My advice is usually if you get the Sunday scaries, you’re definitely in the wrong place. If you are coming back from the holiday and you feel the ache in your stomach that you don’t want to go back to your job, or you’re dreading it so much so that you can barely sleep, then I think that’s a pretty big indication that you’ve got to go now.

The big mistake people when going after a raise, promotion or quitting

If you want a promotion or more experiences within your job, set a timeline by which you can hit that goal or decide it’s time to leave. Create a timeline with your boss.

A lot of times people approach that promotion or the raise conversation from a very self-centered standpoint. What the company and your manager wants to hear is how it’s going to help the company and the wider community of your colleagues.

So if you position it as: “By March 1, I want to be promoted to X position, and this is how I’m going to execute my job to get take on more responsibility or help the company achieve X, Y and Z goal,’ that gives you some building blocks and a timeline to get to March 1.

When you’re mid-career trying to get to the next step, you should absolutely have a plan to make sure that you’re talking to your boss with a timeline in mind.

It’s such a mistake to think that this is all you, that you’ve got to put in the ideas for how you’re going to get ahead. If you don’t include your manager in your timeline, they have no idea what what goal you’re trying to hit.

Lay the groundwork so that by the time you have that conversation, everybody is well aware that either you’ve hit the goal to get that raise or promotion, and if you do your part and don’t have it by March 1, everybody’s on the same page: ‘I’m quitting.’

How to be in control of your own professional brand

Regardless of if you’re on TV or you’re sitting in a cubicle, I believe your personal brand is important, and to some degree you don’t have control. So you have to take as much control as possible.

If you’re sitting a cubicle in an open floor plan and somebody doesn’t appreciate your work, your responsibility is to make sure that the brand narrative about yourself is that you’re hardworking or that you’re creative or that you’re a problem solver. Do as much as you can to communicate that brand the same way that you would in front of a camera.

The No. 1 quality she hires for

This is the No. 1 thing: Bring your full self. Don’t try to cut down the edges of yourself so that you can fit in better. The way that you make yourself memorable is to actually be memorable.

There are so many beautifully unique things about each of us, our experiences, the history that we come with, that weaving that into your answers and into the conversation that you’re having is actually what’s going to make somebody remember you.

We often think that as human beings, we have to have similar interests or similar tastes with somebody so that they get along with us and want to hire us. And I think it’s actually quite the opposite. Curiosity, wanting to know somebody because you’re like, ‘They’re from this place, or they’ve had this experience, and that could add to the job because I don’t have that experience’ is actually how you want to be perceived in an interview.

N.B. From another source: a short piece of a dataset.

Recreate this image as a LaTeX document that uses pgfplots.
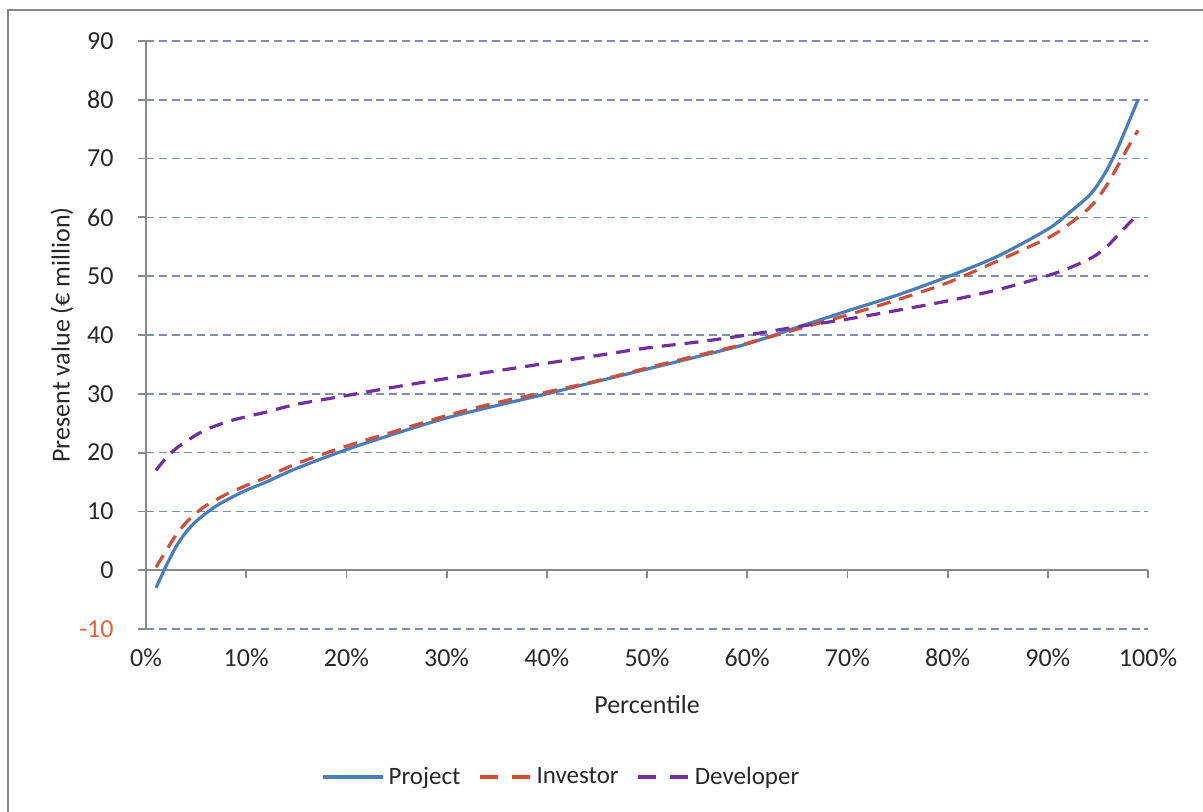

Her biggest red flag to look for when interviewing with a company

If you’re in an interview, and the person who’s talking to you makes it sound as if they’re looking for somebody who’s just like them, run. Run fast, far and away.

You want to be in a place that is going to appreciate and love the unique contribution that you’re bringing to the job. And it’s not just about your business experience. It’s about your cultural experience, your personal experience and your emotional experience.

You’re one of one, so bring it.

This interview has been edited for length and clarity.